═════ DATA
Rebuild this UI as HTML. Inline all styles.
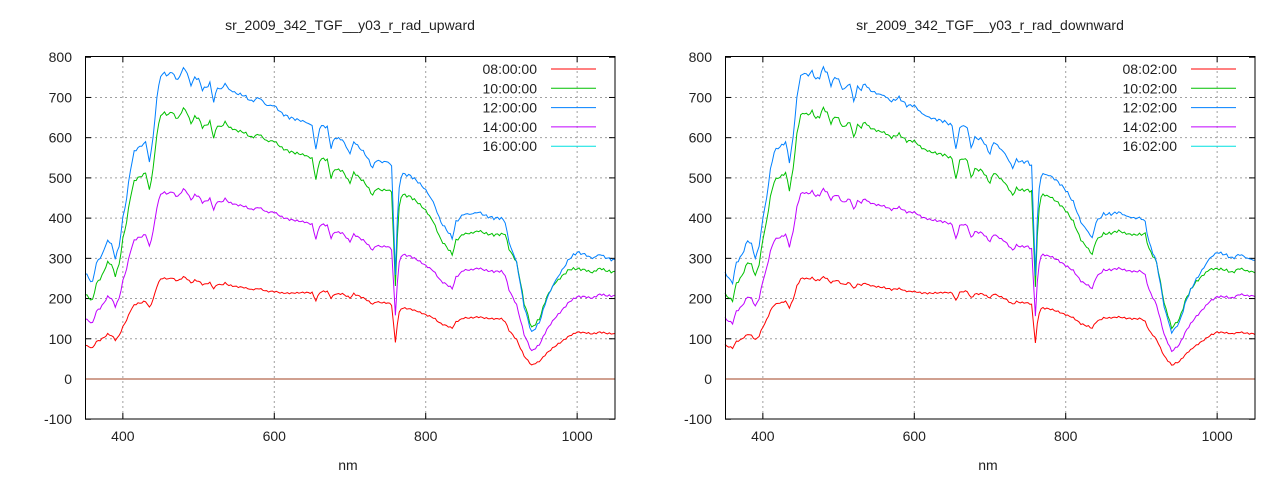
<!DOCTYPE html>
<html><head><meta charset="utf-8"><style>
html,body{margin:0;padding:0;background:#fff;width:1280px;height:480px;overflow:hidden}
svg{display:block}
text{font-family:"Liberation Sans",sans-serif;font-size:14px;fill:#222}
</style></head><body>
<svg id="s" width="1280" height="480" xmlns="http://www.w3.org/2000/svg"></svg>
<script>
const S=document.getElementById('s');
const blue=[[350,265],[355,250],[360,240],[365,290],[370,300],[375,320],[380,345],[385,335],[390,300],[395,330],[400,400],[405,450],[410,520],[415,565],[420,575],[425,580],[430,590],[435,540],[440,600],[445,700],[450,755],[455,760],[460,755],[465,765],[470,745],[475,750],[480,775],[485,760],[490,730],[495,750],[500,745],[505,720],[510,725],[515,735],[520,690],[525,725],[530,720],[535,735],[540,720],[550,710],[560,705],[570,690],[580,700],[590,680],[600,680],[610,660],[620,650],[630,645],[640,640],[650,630],[655,570],[660,625],[665,630],[670,625],[675,575],[680,600],[690,595],[700,560],[705,590],[710,580],[720,560],[730,525],[735,545],[740,540],[750,540],[755,530],[757,420],[760,260],[763,420],[766,500],[770,510],[780,505],[790,490],[800,470],[810,440],[820,390],[830,365],[835,350],[840,390],[850,410],[860,410],[870,415],[880,405],[890,400],[900,400],[905,390],[910,340],[920,290],[930,180],[940,115],[950,140],[960,200],[970,240],[980,270],[990,300],[1000,315],[1010,310],[1020,300],[1030,310],[1040,300],[1050,295]];
function interp(a,x){for(let i=0;i<a.length-1;i++){if(x<=a[i+1][0]){const t=(x-a[i][0])/(a[i+1][0]-a[i][0]);return a[i][1]+t*(a[i+1][1]-a[i][1]);}}return a[a.length-1][1];}
const ratios={
 g:[[350,0.8],[400,0.87],[750,0.87],[765,0.9],[850,0.88],[900,0.9],[940,1.1],[1000,0.87],[1050,0.9]],
 m:[[350,0.57],[400,0.61],[750,0.61],[800,0.6],[850,0.66],[900,0.67],[940,0.6],[1000,0.65],[1050,0.7]],
 r:[[350,0.32],[450,0.33],[600,0.32],[700,0.36],[800,0.34],[850,0.37],[900,0.375],[940,0.3],[1000,0.37],[1050,0.38]]};
function ns(x,seed){return Math.sin(x*1.7+seed)*0.5+Math.sin(x*0.93+seed*2)*0.5;}
function add(tag,attrs,txt){const e=document.createElementNS('http://www.w3.org/2000/svg',tag);for(const k in attrs)e.setAttribute(k,attrs[k]);if(txt!==undefined)e.textContent=txt;S.appendChild(e);return e;}
function chart(ox,title,suffix,seed){
 const X=nm=>85+ox+(nm-350)*530/700, Y=v=>379-v*0.4022;
 for(let v=-100;v<=800;v+=100){if(v>-100&&v<800)add('line',{x1:85+ox,x2:615+ox,y1:Y(v),y2:Y(v),stroke:'#a0a0a0','stroke-dasharray':'2,3'});
  add('text',{x:72+ox,y:Y(v)+5,'text-anchor':'end'},v);
  add('line',{x1:85+ox,x2:91+ox,y1:Y(v),y2:Y(v),stroke:'#000'});add('line',{x1:609+ox,x2:615+ox,y1:Y(v),y2:Y(v),stroke:'#000'});}
 for(let n=400;n<=1000;n+=200){add('line',{x1:X(n),x2:X(n),y1:56,y2:419,stroke:'#a0a0a0','stroke-dasharray':'2,3'});
  add('text',{x:X(n),y:441,'text-anchor':'middle'},n);
  add('line',{x1:X(n),x2:X(n),y1:413,y2:419,stroke:'#000'});add('line',{x1:X(n),x2:X(n),y1:56,y2:62,stroke:'#000'});}
 add('line',{x1:85+ox,x2:615+ox,y1:379,y2:379,stroke:'#a04020'});
 const ser=[['r','#ff0000'],['g','#00c000'],['b','#0080ff'],['m','#c000ff']];
 for(const [k,c] of ser){let d='';for(let n=350;n<=1050;n+=2.5){let b=interp(blue,n)+ns(n,seed)*4;let v=k=='b'?b:b*interp(ratios[k],n)+ns(n,seed+3)*2;d+=(d?'L':'M')+X(n).toFixed(1)+','+Y(v).toFixed(1);}
  add('path',{d:d,fill:'none',stroke:c,'stroke-width':1});}
 add('rect',{x:85.5+ox,y:56.5,width:529.5,height:362.5,fill:'none',stroke:'#000'});
 add('text',{x:350+ox,y:30,'text-anchor':'middle'},title);
 add('text',{x:348+ox,y:470,'text-anchor':'middle'},'nm');
 const labs=['08','10','12','14','16'],cols=['#ff0000','#00c000','#0080ff','#c000ff','#00e0e0'];
 labs.forEach((l,i)=>{const y=69+i*19.3;add('text',{x:537+ox,y:y+5,'text-anchor':'end'},l+suffix);
  add('line',{x1:551+ox,x2:596+ox,y1:y,y2:y,stroke:cols[i]});});
}
chart(0,'sr_2009_342_TGF__y03_r_rad_upward',':00:00',0);
chart(640,'sr_2009_342_TGF__y03_r_rad_downward',':02:00',1.3);
</script>
</body></html>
══════════
(DESCRIPTION OF THE TASK) Repeat the data exactly in full, omitting its pictures.

(FULL SOLUTION)
Rebuild this UI as HTML. Inline all styles.
<!DOCTYPE html>
<html><head><meta charset="utf-8"><style>
html,body{margin:0;padding:0;background:#fff;width:1280px;height:480px;overflow:hidden}
svg{display:block}
text{font-family:"Liberation Sans",sans-serif;font-size:14px;fill:#222}
</style></head><body>
<svg id="s" width="1280" height="480" xmlns="http://www.w3.org/2000/svg"></svg>
<script>
const S=document.getElementById('s');
const blue=[[350,265],[355,250],[360,240],[365,290],[370,300],[375,320],[380,345],[385,335],[390,300],[395,330],[400,400],[405,450],[410,520],[415,565],[420,575],[425,580],[430,590],[435,540],[440,600],[445,700],[450,755],[455,760],[460,755],[465,765],[470,745],[475,750],[480,775],[485,760],[490,730],[495,750],[500,745],[505,720],[510,725],[515,735],[520,690],[525,725],[530,720],[535,735],[540,720],[550,710],[560,705],[570,690],[580,700],[590,680],[600,680],[610,660],[620,650],[630,645],[640,640],[650,630],[655,570],[660,625],[665,630],[670,625],[675,575],[680,600],[690,595],[700,560],[705,590],[710,580],[720,560],[730,525],[735,545],[740,540],[750,540],[755,530],[757,420],[760,260],[763,420],[766,500],[770,510],[780,505],[790,490],[800,470],[810,440],[820,390],[830,365],[835,350],[840,390],[850,410],[860,410],[870,415],[880,405],[890,400],[900,400],[905,390],[910,340],[920,290],[930,180],[940,115],[950,140],[960,200],[970,240],[980,270],[990,300],[1000,315],[1010,310],[1020,300],[1030,310],[1040,300],[1050,295]];
function interp(a,x){for(let i=0;i<a.length-1;i++){if(x<=a[i+1][0]){const t=(x-a[i][0])/(a[i+1][0]-a[i][0]);return a[i][1]+t*(a[i+1][1]-a[i][1]);}}return a[a.length-1][1];}
const ratios={
 g:[[350,0.8],[400,0.87],[750,0.87],[765,0.9],[850,0.88],[900,0.9],[940,1.1],[1000,0.87],[1050,0.9]],
 m:[[350,0.57],[400,0.61],[750,0.61],[800,0.6],[850,0.66],[900,0.67],[940,0.6],[1000,0.65],[1050,0.7]],
 r:[[350,0.32],[450,0.33],[600,0.32],[700,0.36],[800,0.34],[850,0.37],[900,0.375],[940,0.3],[1000,0.37],[1050,0.38]]};
function ns(x,seed){return Math.sin(x*1.7+seed)*0.5+Math.sin(x*0.93+seed*2)*0.5;}
function add(tag,attrs,txt){const e=document.createElementNS('http://www.w3.org/2000/svg',tag);for(const k in attrs)e.setAttribute(k,attrs[k]);if(txt!==undefined)e.textContent=txt;S.appendChild(e);return e;}
function chart(ox,title,suffix,seed){
 const X=nm=>85+ox+(nm-350)*530/700, Y=v=>379-v*0.4022;
 for(let v=-100;v<=800;v+=100){if(v>-100&&v<800)add('line',{x1:85+ox,x2:615+ox,y1:Y(v),y2:Y(v),stroke:'#a0a0a0','stroke-dasharray':'2,3'});
  add('text',{x:72+ox,y:Y(v)+5,'text-anchor':'end'},v);
  add('line',{x1:85+ox,x2:91+ox,y1:Y(v),y2:Y(v),stroke:'#000'});add('line',{x1:609+ox,x2:615+ox,y1:Y(v),y2:Y(v),stroke:'#000'});}
 for(let n=400;n<=1000;n+=200){add('line',{x1:X(n),x2:X(n),y1:56,y2:419,stroke:'#a0a0a0','stroke-dasharray':'2,3'});
  add('text',{x:X(n),y:441,'text-anchor':'middle'},n);
  add('line',{x1:X(n),x2:X(n),y1:413,y2:419,stroke:'#000'});add('line',{x1:X(n),x2:X(n),y1:56,y2:62,stroke:'#000'});}
 add('line',{x1:85+ox,x2:615+ox,y1:379,y2:379,stroke:'#a04020'});
 const ser=[['r','#ff0000'],['g','#00c000'],['b','#0080ff'],['m','#c000ff']];
 for(const [k,c] of ser){let d='';for(let n=350;n<=1050;n+=2.5){let b=interp(blue,n)+ns(n,seed)*4;let v=k=='b'?b:b*interp(ratios[k],n)+ns(n,seed+3)*2;d+=(d?'L':'M')+X(n).toFixed(1)+','+Y(v).toFixed(1);}
  add('path',{d:d,fill:'none',stroke:c,'stroke-width':1});}
 add('rect',{x:85.5+ox,y:56.5,width:529.5,height:362.5,fill:'none',stroke:'#000'});
 add('text',{x:350+ox,y:30,'text-anchor':'middle'},title);
 add('text',{x:348+ox,y:470,'text-anchor':'middle'},'nm');
 const labs=['08','10','12','14','16'],cols=['#ff0000','#00c000','#0080ff','#c000ff','#00e0e0'];
 labs.forEach((l,i)=>{const y=69+i*19.3;add('text',{x:537+ox,y:y+5,'text-anchor':'end'},l+suffix);
  add('line',{x1:551+ox,x2:596+ox,y1:y,y2:y,stroke:cols[i]});});
}
chart(0,'sr_2009_342_TGF__y03_r_rad_upward',':00:00',0);
chart(640,'sr_2009_342_TGF__y03_r_rad_downward',':02:00',1.3);
</script>
</body></html>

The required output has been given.